Devotion for the Week...
Nathan has a penchant for melodrama when he's injured. We are trying to teach him that, when he's hurt, it's okay to cry, but he doesn't need to screech so loud the whole neighbourhood can hear him. He also doesn't need to continue saying "ow" long after the scrape happens. A couple of times, fine, but not five minutes worth!
Last week, when I was changing bandages for him, I could have reminded him that 'ow-ing' repeatedly is not necessary. Instead, I considered the circumstances - he had taken a nasty fall off his bike (while doing a jump off a ramp - he's melodramatic and a daredevil!) and now he had two stitches in his shoulder. When I dabbed ever so gently to clean around the stitches, it hurt. In this case, the rules weren't quite right for the situation. The 'ow-ing' continued, though I have to admit he did fairly well and the melodrama was limited.
One day Jesus healed a man who had been an invalid for 38 years. Jesus simply said to him, "'Get up! Pick up your mat and walk.' At once the man was cured; he picked up his mat and walked" (John 5:8,9). Can you imagine? For 38 years this man couldn't get up on his own. He couldn't walk anywhere and now he's instantly healed and instead of spending all his days lying on a mat he can pick up the mat and carry it home - or toss it in the nearest garbage can if he'd rather never see it again!
Can you picture for a moment how excited this man must have been? How he maybe jumped and danced a little, testing out his newly healed legs? Or maybe he walked with his head down, staring at his feet in amazement. Did he laugh as he walked?

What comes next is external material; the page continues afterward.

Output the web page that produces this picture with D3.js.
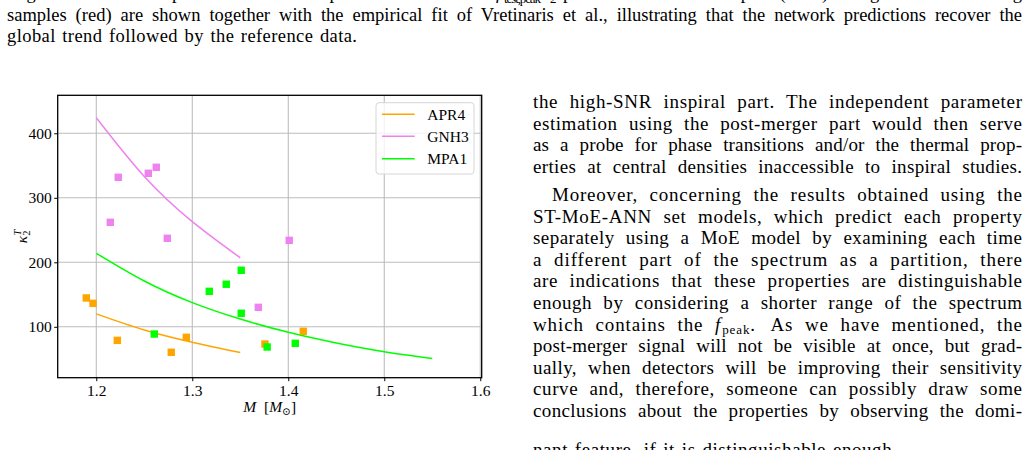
<!DOCTYPE html>
<html><head><meta charset="utf-8">
<script src="https://cdn.jsdelivr.net/npm/d3@7"></script>
<style>
html,body{margin:0;padding:0;background:#fff;}
svg{display:block;}
text{font-family:"Liberation Serif","DejaVu Serif",serif;fill:#000;}
</style></head><body>
<svg id="page" width="1029" height="450"></svg>
<script>
// ---------- data ----------
const eosNames = ["APR4", "GNH3", "MPA1"];
const eosColors = ["#FFA500", "#EE82EE", "#00FF00"];

const apr4Mass  = [1.1896, 1.1966, 1.2219, 1.2781, 1.2938, 1.3757, 1.4156];
const apr4Kappa = [144.7, 136.4, 79, 60.5, 83.7, 73.3, 93];
const gnh3Mass  = [1.2146, 1.2229, 1.2542, 1.2625, 1.2740, 1.3688, 1.4010];
const gnh3Kappa = [262, 331.8, 338, 347.3, 237.2, 130.2, 234];
const mpa1Mass  = [1.2604, 1.3177, 1.3354, 1.3510, 1.3510, 1.3780, 1.4073];
const mpa1Kappa = [88.8, 155, 166, 187.6, 121, 68.7, 74.4];

// empirical fit curves at sample masses
const apr4FitMass  = [1.20, 1.25, 1.30, 1.35];
const apr4FitKappa = [120, 95, 76, 60];
const gnh3FitMass  = [1.20, 1.25, 1.30, 1.35];
const gnh3FitKappa = [424, 333, 263, 207];
const mpa1FitMass  = [1.20, 1.25, 1.30, 1.35, 1.40, 1.45, 1.50, 1.55];
const mpa1FitKappa = [214, 171, 137.5, 112, 91.5, 75, 61.5, 51];

const xTicks = [1.2, 1.3, 1.4, 1.5, 1.6];
const yTicks = [100, 200, 300, 400];

// ---------- page text ----------
const captionLine2 = "samples (red) are shown together with the empirical fit of Vretinaris et al., illustrating that the network predictions recover the";
const captionLine3 = "global trend followed by the reference data.";
const bodyLines = [
  "the high-SNR inspiral part. The independent parameter",
  "estimation using the post-merger part would then serve",
  "as a probe for phase transitions and/or the thermal prop-",
  "erties at central densities inaccessible to inspiral studies.",
  "Moreover, concerning the results obtained using the",
  "ST-MoE-ANN set models, which predict each property",
  "separately using a MoE model by examining each time",
  "a different part of the spectrum as a partition, there",
  "are indications that these properties are distinguishable",
  "enough by considering a shorter range of the spectrum",
  null,
  "post-merger signal will not be visible at once, but grad-",
  "ually, when detectors will be improving their sensitivity",
  "curve and, therefore, someone can possibly draw some",
  "conclusions about the properties by observing the domi-"
];
const lastBodyLine = "nant feature, if it is distinguishable enough.";

const svg = d3.select("#page");

// justify a text element to a target width: word spacing first, then letter spacing
function justify(sel, target, maxWs) {
  const node = sel.node();
  const natural = node.getComputedTextLength();
  const str = node.textContent.replace(/\s+/g, " ");
  const nSp = (str.match(/ /g) || []).length;
  let extra = target - natural;
  if (extra <= 0) { sel.attr("textLength", target).attr("lengthAdjust", "spacingAndGlyphs"); return; }
  let ws = nSp ? Math.min(extra / nSp, maxWs) : 0;
  const rest = extra - ws * nSp;
  const ls = rest / Math.max(1, str.length - 1);
  sel.attr("word-spacing", ws).attr("letter-spacing", ls);
}

// ---------- caption (top) ----------
const cap = svg.append("g").attr("font-size", 18.5).attr("font-family", "Liberation Serif, serif");
cap.append("text").attr("x", 7).attr("y", -1).attr("textLength", 486).attr("lengthAdjust", "spacing")
  .text("Figure 8: Scatter plot of the ANN predictions in the");
cap.append("text").attr("x", 496).attr("y", -1).attr("font-style", "italic").text("f");
cap.append("text").attr("x", 504).attr("y", 3).attr("font-size", 13).attr("textLength", 37).attr("lengthAdjust", "spacing").text("test,peak");
cap.append("text").attr("x", 541).attr("y", -1).attr("font-style", "italic").text("κ");
cap.append("text").attr("x", 550).attr("y", 3).attr("font-size", 13).text("2");
cap.append("text").attr("x", 563).attr("y", -1).attr("textLength", 459).attr("lengthAdjust", "spacing")
  .text("plane for the test samples (blue) along with the training");
justify(cap.append("text").attr("x", 7).attr("y", 21).text(captionLine2), 1015, 6);
justify(cap.append("text").attr("x", 7).attr("y", 42).text(captionLine3), 350, 1.5);

// ---------- body column ----------
const body = svg.append("g").attr("font-size", 19).attr("font-family", "Liberation Serif, serif");
const colL = 533, colR = 1022;
const lineY = i => (i < 4 ? 108 + i * 21.6 : 201 + (i - 4) * 21.6);
bodyLines.forEach((t, i) => {
  if (t === null) return;
  const x0 = i === 4 ? colL + 19 : colL;
  justify(body.append("text").attr("x", x0).attr("y", lineY(i)).text(t), colR - x0, 6);
});
// line with f_peak
{
  const t = body.append("text").attr("x", colL).attr("y", lineY(10));
  t.append("tspan").text("which contains the ");
  t.append("tspan").attr("font-style", "italic").text("f");
  t.append("tspan").attr("font-size", 13).attr("dy", 3.5).attr("dx", 1).text("peak");
  t.append("tspan").attr("dy", -3.5).text(".");
  t.append("tspan").attr("dx", 4).text(" As we have mentioned, the");
  justify(t, colR - colL - 5, 6);
}
justify(body.append("text").attr("x", colL).attr("y", lineY(15) + 17).text(lastBodyLine), 364, 1.5);

// ---------- chart ----------
const L = 57.7, R = 481.7, T = 95.3, B = 377.7;
const x = d3.scaleLinear().domain([1.1598, 1.6015]).range([L, R]);
const y = d3.scaleLinear().domain([21.1, 458.9]).range([B, T]);

const chart = svg.append("g");
// grid
chart.append("g").selectAll("line").data(xTicks).join("line")
  .attr("x1", d => x(d)).attr("x2", d => x(d)).attr("y1", T).attr("y2", B)
  .attr("stroke", "#bdbdbd").attr("stroke-width", 1.1);
chart.append("g").selectAll("line").data(yTicks).join("line")
  .attr("x1", L).attr("x2", R).attr("y1", d => y(d)).attr("y2", d => y(d))
  .attr("stroke", "#bdbdbd").attr("stroke-width", 1.1);

// fit lines
const fits = [
  [apr4FitMass, apr4FitKappa],
  [gnh3FitMass, gnh3FitKappa],
  [mpa1FitMass, mpa1FitKappa]
];
const lineGen = d3.line().x(d => x(d[0])).y(d => y(d[1])).curve(d3.curveNatural);
fits.forEach((f, i) => {
  const pts = f[0].map((m, k) => [m, f[1][k]]);
  chart.append("path").attr("d", lineGen(pts)).attr("fill", "none")
    .attr("stroke", eosColors[i]).attr("stroke-width", 1.5);
});

// scatter squares
const scat = [[apr4Mass, apr4Kappa], [gnh3Mass, gnh3Kappa], [mpa1Mass, mpa1Kappa]];
const sq = 7.4;
scat.forEach((s, i) => {
  const pts = s[0].map((m, k) => [m, s[1][k]]);
  chart.append("g").selectAll("rect").data(pts).join("rect")
    .attr("x", d => x(d[0]) - sq / 2).attr("y", d => y(d[1]) - sq / 2)
    .attr("width", sq).attr("height", sq).attr("fill", eosColors[i]);
});

// axes
const xAxis = chart.append("g").attr("transform", `translate(0,${B})`)
  .call(d3.axisBottom(x).tickValues(xTicks).tickSize(3.5).tickPadding(3.5).tickFormat(d3.format(".1f")));
const yAxis = chart.append("g").attr("transform", `translate(${L},0)`)
  .call(d3.axisLeft(y).tickValues(yTicks).tickSize(3.5).tickPadding(2.5).tickFormat(d3.format("d")));
[xAxis, yAxis].forEach(a => {
  a.attr("font-family", "Liberation Serif, serif");
  a.select(".domain").remove();
  a.selectAll(".tick line").attr("stroke", "#000").attr("stroke-width", 1);
  a.selectAll(".tick text").attr("font-size", 15.5).attr("fill", "#333");
});

// frame
chart.append("rect").attr("x", L).attr("y", T).attr("width", R - L).attr("height", B - T)
  .attr("fill", "none").attr("stroke", "#000").attr("stroke-width", 1.3);

// axis labels
const xl = chart.append("text").attr("x", (L + R) / 2).attr("y", 412).attr("text-anchor", "middle")
  .attr("font-size", 15.5).attr("fill", "#333");
xl.append("tspan").attr("font-style", "italic").text("M");
xl.append("tspan").text("\u2002[");
xl.append("tspan").attr("font-style", "italic").text("M");
xl.append("tspan").attr("font-size", 10.5).attr("dy", 3).text("\u2299");
xl.append("tspan").attr("dy", -3).text("]");

const yl = chart.append("text").attr("transform", `translate(27,${(T + B) / 2}) rotate(-90)`)
  .attr("text-anchor", "middle").attr("font-size", 15.5).attr("fill", "#333");
yl.append("tspan").attr("font-style", "italic").text("κ");
yl.append("tspan").attr("font-size", 10.5).attr("dy", 3).text("2");
yl.append("tspan").attr("font-size", 10.5).attr("font-style", "italic").attr("dx", -5).attr("dy", -9).text("T");

// legend
const lg = chart.append("g");
lg.append("rect").attr("x", 376).attr("y", 102.7).attr("width", 98).attr("height", 71.3).attr("rx", 3)
  .attr("fill", "#fff").attr("fill-opacity", 0.8).attr("stroke", "#d6d6d6").attr("stroke-width", 1);
const rowY = [114.3, 136.3, 158.7];
eosNames.forEach((n, i) => {
  lg.append("line").attr("x1", 382).attr("x2", 414.7).attr("y1", rowY[i]).attr("y2", rowY[i])
    .attr("stroke", eosColors[i]).attr("stroke-width", 1.5);
  lg.append("text").attr("x", 427.3).attr("y", rowY[i] + 5.5).attr("font-size", 15.5).attr("fill", "#333").text(n);
});
</script>
</body></html>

Was he running home to tell his family what had happened? The Bible is often a little lacking in details like this, but I think it's safe to say this was no ordinary, ho-hum walk.
Enter the rules. The Jewish leaders in Jesus' day had a hard time letting go of their
rules. They weren't good at considering whether they should maybe relax
the rules a little considering the circumstances. They saw the man carrying his mat and immediately pounced on him. "'It is the Sabbath; the law forbids you to carry your mat.'" (v. 10).

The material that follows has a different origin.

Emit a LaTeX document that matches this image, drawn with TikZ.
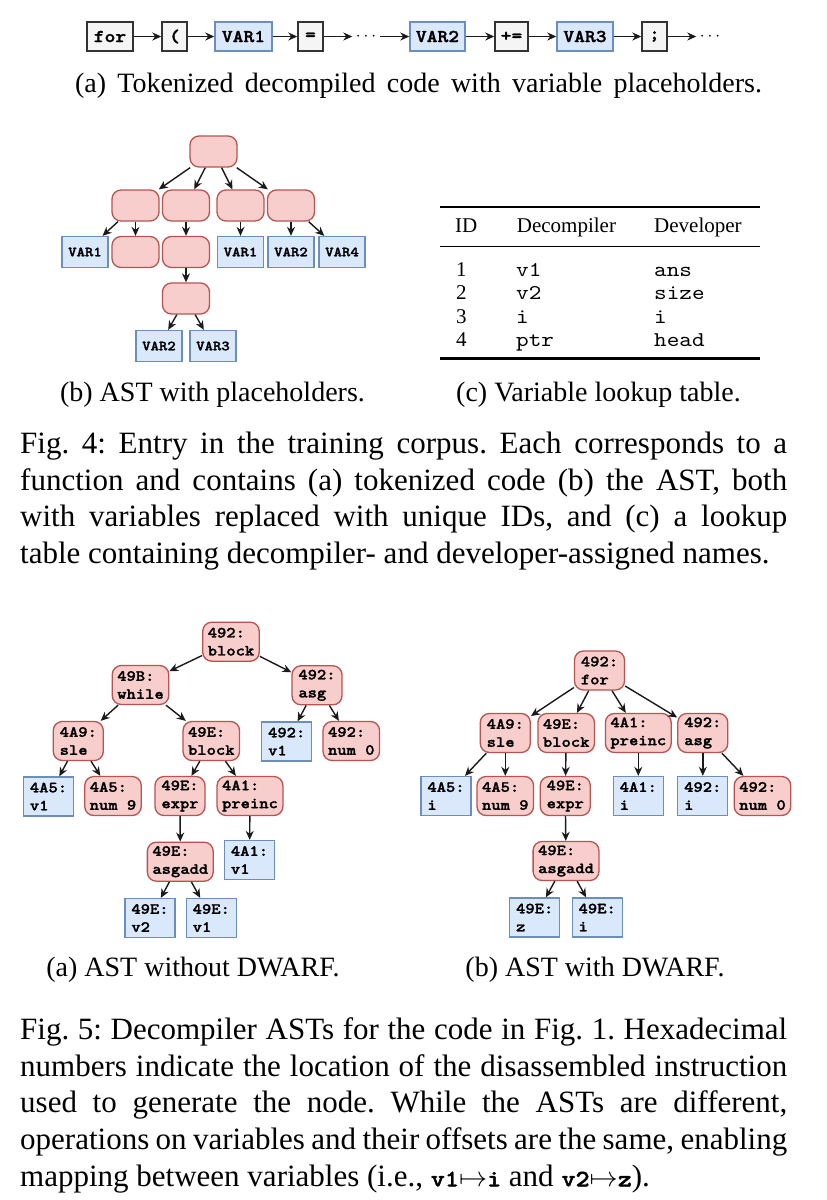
\documentclass[tikz,border=0pt]{standalone}
\usepackage{graphicx}
\usepackage{fontspec}
\setmainfont{Liberation Serif}
\setmonofont{lmmono10-regular}[Extension=.otf, BoldFont=lmmonolt10-bold, FakeStretch=1.143, BoldFeatures={FakeBold=1.6}]
\usetikzlibrary{arrows.meta}
\definecolor{redfill}{HTML}{F8CECC}
\definecolor{redline}{HTML}{B85450}
\definecolor{bluefill}{HTML}{DAE8FC}
\definecolor{blueline}{HTML}{6C8EBF}
\definecolor{grayfill}{HTML}{F5F5F5}
\definecolor{grayline}{HTML}{333333}
\definecolor{arrowc}{HTML}{1A1A1A}
\tikzset{
 tok/.style={draw=grayline, fill=grayfill, line width=1.4pt, minimum height=29pt, inner sep=0pt, font=\fontsize{18}{20}\selectfont\ttfamily\bfseries},
 tokv/.style={tok, draw=blueline, fill=bluefill},
 dotnode/.style={inner sep=0pt, minimum width=27pt, minimum height=20pt, font=\fontsize{18}{20}\selectfont},
 arr/.style={-{Stealth[length=9pt,width=8pt]}, line width=1.4pt, draw=arrowc},
 rn/.style={draw=redline, fill=redfill, rounded corners=9pt, line width=1.3pt, minimum width=47pt, minimum height=31pt, inner sep=0pt},
 bn/.style={draw=blueline, fill=bluefill, line width=1.3pt, minimum width=46pt, minimum height=31pt, inner sep=0pt, font=\fontsize{14}{16}\selectfont\ttfamily\bfseries},
 rt/.style={draw=redline, fill=redfill, rounded corners=9pt, line width=1.3pt, minimum width=50pt, minimum height=39pt, inner xsep=5pt, inner ysep=2pt, align=left, font=\fontsize{15.5}{18}\selectfont\ttfamily\bfseries},
 bt/.style={rt, draw=blueline, fill=bluefill, sharp corners},
 fcap/.style={inner sep=0pt, anchor=base west, font=\fontsize{31}{36.7}\selectfont\frenchspacing},
 subcap/.style={inner sep=0pt, anchor=base, font=\fontsize{28}{33}\selectfont\frenchspacing},
 tabtxt/.style={inner sep=0pt, anchor=base west, font=\fontsize{21}{24}\selectfont},
 tabtt/.style={inner sep=0pt, anchor=base west, font=\fontsize{21}{24}\selectfont\ttfamily},
}
\newcommand{\capcode}[1]{{\fontsize{23.5}{24}\selectfont\ttfamily\bfseries #1}}
\newcommand{\mapsarrow}{\scalebox{1.13}{$\mapsto$}}
\begin{document}
\begin{tikzpicture}[x=1pt,y=-1pt]
\useasboundingbox (0,0) rectangle (827,1200);
\fill[white] (0,0) rectangle (827,1200);

% ---------- token row ----------
\node[tok, minimum width=46pt] (t1) at (110,36.5) {for};
\node[tok, minimum width=25pt] (t2) at (174.5,36.5) {(};
\node[tokv, minimum width=57pt] (t3) at (243.5,36.5) {VAR1};
\node[tok, minimum width=25pt] (t4) at (310.5,36.5) {=};
\node[dotnode] (t5) at (366,36.5) {$\cdots$};
\node[tokv, minimum width=55pt] (t6) at (437.5,36.5) {VAR2};
\node[tok, minimum width=33pt] (t7) at (511.5,36.5) {+=};
\node[tokv, minimum width=56pt] (t8) at (585,36.5) {VAR3};
\node[tok, minimum width=25pt] (t9) at (654.5,36.5) {;};
\node[dotnode] (t10) at (710,36.5) {$\cdots$};
\draw[arr] (t1) -- (t2);
\draw[arr] (t2) -- (t3);
\draw[arr] (t3) -- (t4);
\draw[arr] (t4) -- (t5);
\draw[arr] (t5) -- (t6);
\draw[arr] (t6) -- (t7);
\draw[arr] (t7) -- (t8);
\draw[arr] (t8) -- (t9);
\draw[arr] (t9) -- (t10);
\node[subcap] (capa) at (418.5,92) {\makebox[687pt][s]{(a) Tokenized decompiled code with variable placeholders.}};

% ---------- Fig 4b AST ----------
\node[rn] (r) at (213.5,151.5) {};
\node[rn] (a) at (135.5,205.5) {};
\node[rn] (b) at (186,205.5) {};
\node[rn] (c) at (240.5,205.5) {};
\node[rn] (d) at (291,205.5) {};
\node[bn] (av) at (85,252) {VAR1};
\node[rn] (ar) at (135.5,252) {};
\node[rn] (br) at (186,252) {};
\node[bn] (cv) at (240.5,252) {VAR1};
\node[bn] (dv2) at (291,252) {VAR2};
\node[bn] (dv4) at (342,252) {VAR4};
\node[rn] (e) at (186,298.5) {};
\node[bn] (ev2) at (159,346) {VAR2};
\node[bn] (ev3) at (213,346) {VAR3};
\foreach \s/\t in {r/a,r/b,r/c,r/d,a/av,a/ar,b/br,br/e,c/cv,d/dv2,d/dv4,e/ev2,e/ev3}
  \draw[arr] (\s) -- (\t);
\node[subcap] (capb) at (212.5,401.7) {(b) AST with placeholders.};

% ---------- table ----------
\coordinate (tl) at (440,206.7); \coordinate (tr) at (760,206.7);
\coordinate (ml) at (440,246.7); \coordinate (mr) at (760,246.7);
\coordinate (bl) at (440,358.3); \coordinate (br2) at (760,358.3);
\draw[line width=2.4pt] (tl) -- (tr);
\draw[line width=1.3pt] (ml) -- (mr);
\draw[line width=2.4pt] (bl) -- (br2);
\node[tabtxt] (h1) at (455,232.3) {ID};
\node[tabtxt] (h2) at (516.7,232.3) {Decompiler};
\node[tabtxt] (h3) at (654,232.3) {Developer};
\node[tabtxt] (n1) at (456,276) {1};
\node[tabtt] (d1) at (516,276) {v1};
\node[tabtt] (v1) at (654,276) {ans};
\node[tabtxt] (n2) at (456,299.5) {2};
\node[tabtt] (d2) at (516,299.5) {v2};
\node[tabtt] (v2) at (654,299.5) {size};
\node[tabtxt] (n3) at (456,323) {3};
\node[tabtt] (d3) at (516,323) {i};
\node[tabtt] (v3) at (654,323) {i};
\node[tabtxt] (n4) at (456,346.5) {4};
\node[tabtt] (d4) at (516,346.5) {ptr};
\node[tabtt] (v4) at (654,346.5) {head};
\node[subcap] (capc) at (598.5,401.7) {(c) Variable lookup table.};

% ---------- Fig 4 caption ----------
\node[fcap] (f4a) at (20,453.3) {\makebox[767pt][s]{Fig. 4: Entry in the training corpus. Each corresponds to a}};
\node[fcap] (f4b) at (20,490) {\makebox[767pt][s]{function and contains (a) tokenized code (b) the AST, both}};
\node[fcap] (f4c) at (20,526.7) {\makebox[767pt][s]{with variables replaced with unique IDs, and (c) a lookup}};
\node[fcap] (f4d) at (20,563.4) {table containing decompiler- and developer-assigned names.};

% ---------- Fig 5a ----------
\node[rt] (p1) at (231,641.7) {492:\\block};
\node[rt] (p2) at (140.5,685) {49B:\\while};
\node[rt] (p3) at (317,685.3) {492:\\asg};
\node[rt] (p4) at (78.3,741) {4A9:\\sle};
\node[rt] (p5) at (211.3,741) {49E:\\block};
\node[bt] (p6) at (286.7,741.5) {492:\\v1};
\node[rt] (p7) at (351.3,741) {492:\\num 0};
\node[bt] (p8) at (48.5,796.5) {4A5:\\v1};
\node[rt] (p9) at (113,796) {4A5:\\num 9};
\node[rt] (p10) at (180,796) {49E:\\expr};
\node[rt] (p11) at (250,796) {4A1:\\preinc};
\node[rt] (p12) at (180.3,861.7) {49E:\\asgadd};
\node[bt] (p13) at (249.5,860) {4A1:\\v1};
\node[bt] (p14) at (150,918) {49E:\\v2};
\node[bt] (p15) at (211.3,918) {49E:\\v1};
\foreach \s/\t in {p1/p2,p1/p3,p2/p4,p2/p5,p3/p6,p3/p7,p4/p8,p4/p9,p5/p10,p5/p11,p10/p12,p11/p13,p12/p14,p12/p15}
  \draw[arr] (\s) -- (\t);
\node[subcap] (cap5a) at (193,976.7) {(a) AST without DWARF.};

% ---------- Fig 5b ----------
\node[rt] (q1) at (599.5,670.5) {492:\\for};
\node[rt] (q2) at (505.3,733) {4A9:\\sle};
\node[rt] (q3) at (566.2,733) {49E:\\block};
\node[rt] (q4) at (638.3,733) {4A1:\\preinc};
\node[rt] (q5) at (702.8,733) {492:\\asg};
\node[bt] (q6) at (446,796) {4A5:\\i};
\node[rt] (q7) at (505.3,796) {4A5:\\num 9};
\node[rt] (q8) at (565.3,796) {49E:\\expr};
\node[bt] (q9) at (638.3,796) {4A1:\\i};
\node[bt] (q10) at (702.8,796) {492:\\i};
\node[rt] (q11) at (762.5,796) {492:\\num 0};
\node[rt] (q12) at (566,861) {49E:\\asgadd};
\node[bt] (q13) at (534.7,917.5) {49E:\\z};
\node[bt] (q14) at (597.2,917.5) {49E:\\i};
\foreach \s/\t in {q1/q2,q1/q3,q1/q4,q1/q5,q2/q6,q2/q7,q3/q8,q4/q9,q5/q10,q5/q11,q8/q12,q12/q13,q12/q14}
  \draw[arr] (\s) -- (\t);
\node[subcap] (cap5b) at (595,976.7) {(b) AST with DWARF.};

% ---------- Fig 5 caption ----------
\node[fcap] (f5a) at (20,1039.5) {\makebox[767pt][s]{Fig. 5: Decompiler ASTs for the code in Fig. 1. Hexadecimal}};
\node[fcap] (f5b) at (20,1076.2) {\makebox[767pt][s]{numbers indicate the location of the disassembled instruction}};
\node[fcap] (f5c) at (20,1112.9) {\makebox[767pt][s]{used to generate the node. While the ASTs are different,}};
\node[fcap] (f5d) at (20,1149.6) {\makebox[767pt][s]{operations on variables and their offsets are the same, enabling}};
\node[fcap] (f5e) at (20,1186.3) {mapping between variables (i.e., \capcode{v1}\mapsarrow\capcode{i} and \capcode{v2}\mapsarrow\capcode{z}).};
\end{tikzpicture}
\end{document}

The Sabbath. There were lots of rules about what could and could not be done on the Sabbath and apparently carrying a mat was on the 'don't' list. But seriously, this man was walking for the first time in 38 years!! Who cares about the mat in his hands? Shouldn't everyone who sees him be celebrating with him because of this amazing thing God has done in his life?
The man even tried to explain the situation to them: " 'The man who made me well said to me, ‘Pick up your mat and walk,' " (v. 11) but they completely missed the point. "So they asked him, “Who is this fellow who told you to pick it up and walk?” (v. 12). They were too focused on their rules to even hear the part about the man being made well, to see what God had done for him. Sad isn't it?
Unfortunately, we can be a bit hung up on our rules too, can't we? Whether it's the language a person uses, the music they listen to or the clothes they wear, we each have our own rules as to what is appropriate. If someone doesn't follow our rules, we can be quick to point out the error of their ways and suggest they change their behaviour.
But do we always consider the circumstances? Do we look carefully before we jump in with our rules? If someone is coming to church in clothes we think aren't quite appropriate, we might be quick to tell her she needs to dress differently. But if we take the time to talk with her, maybe we'd find out that she's been learning about God for the first time and now she wants to accept Jesus into her life. Then we could celebrate with her instead of criticizing her! Or maybe she's hurting, and we could pray with her. Sometimes the rules aren't the most important thing.
There is a place for rules, absolutely. But next time we're tempted to pounce on someone and insist they follow our rules immediately, let's pause for a moment to consider the circumstances. Maybe they're hurting and need our understanding, or maybe they're celebrating and we can join in with them.